Data has been downloaded and prepared for you from GEO GSE202212. The format is .h5, and contains the count matrices after running cellranger. To create the count tables, the EGFP sequence was added to the reference genome. The gene name of EGFP is GFPx.

In order to download the data, run:

wget thedata.tar.gz
tar -xzcvf thedata.tar.gz

After extracting, you see that there are eight files with count matrices:

GSM6106352_ctrl1_filtered_feature_bc_matrix.h5
GSM6106353_ctrl2_filtered_feature_bc_matrix.h5
GSM6106354_3dp1_filtered_feature_bc_matrix.h5
GSM6106355_3dp2_filtered_feature_bc_matrix.h5
GSM6106356_7dp1_filtered_feature_bc_matrix.h5
GSM6106357_7dp2_filtered_feature_bc_matrix.h5
GSM6106358_10dp1_filtered_feature_bc_matrix.h5
GSM6106359_10dp2_filtered_feature_bc_matrix.h5

Showing us that we have two replicates per treatment, and four treatments:

  • ctrl: controls
  • 3dp: 3 days post injury
  • 7dp: 7 days post injury
  • 10dp: 10 days post injury

Use the following code to read the h5 files in R, and create a combined Seurat object:

library(Seurat)
library(stringr)
# get a list of file names
h5_files <- list.files("data/project1/GSE202212_RAW/", full.names = TRUE)

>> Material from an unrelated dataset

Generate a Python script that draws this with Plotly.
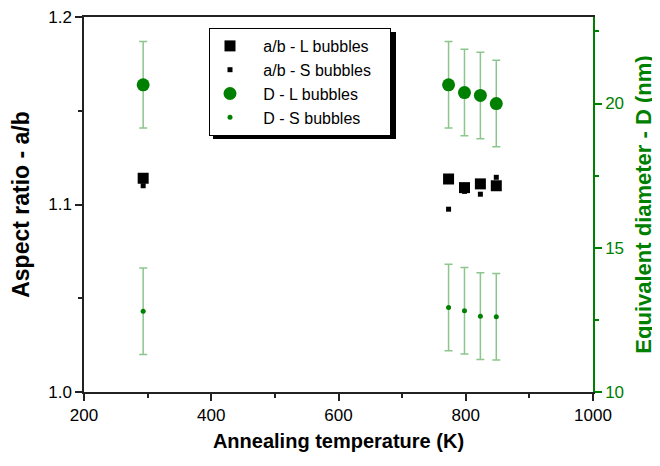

# create a list of seurat objects
seu_list <- lapply(h5_files,
  function(x) {
    # extract the sample name from the file name
    sample_id <- basename(x) |> word(2, sep = "_")
    
    # read the h5 files as sparse matrix and convert it to a seurat object
    Read10X_h5(x, use.names = TRUE, unique.features = TRUE) |> 
      CreateSeuratObject(project = sample_id) 
  }
)

# name the list according to the treatment name
names(seu_list) <- basename(h5_files) |> word(2, sep = "_")

# merge the seurat objects and join the assay layers
seu <- merge(seu_list[[1]], y = seu_list[2:length(seu_list)],
             add.cell.ids = names(seu_list),
             project = "zebra") |>
  JoinLayers()
Project exercise

with this dataset, go through the steps we have performed during the course, and try to reproduce the results provided in the paper. Pay specific attention to quality control, clustering and annotation.

Tips

  • For mitochondrial genes, ribosomol genes and hemoglobin genes you can use the following patterns: "^mt-", "^rp[sl]" and "^hb[^(p)]".
  • Work iterative; meaning that based on results of an analyis, adjust the previous analysis. For example, if clustering is not according to cell types, try to adjust the number of components or the resolution.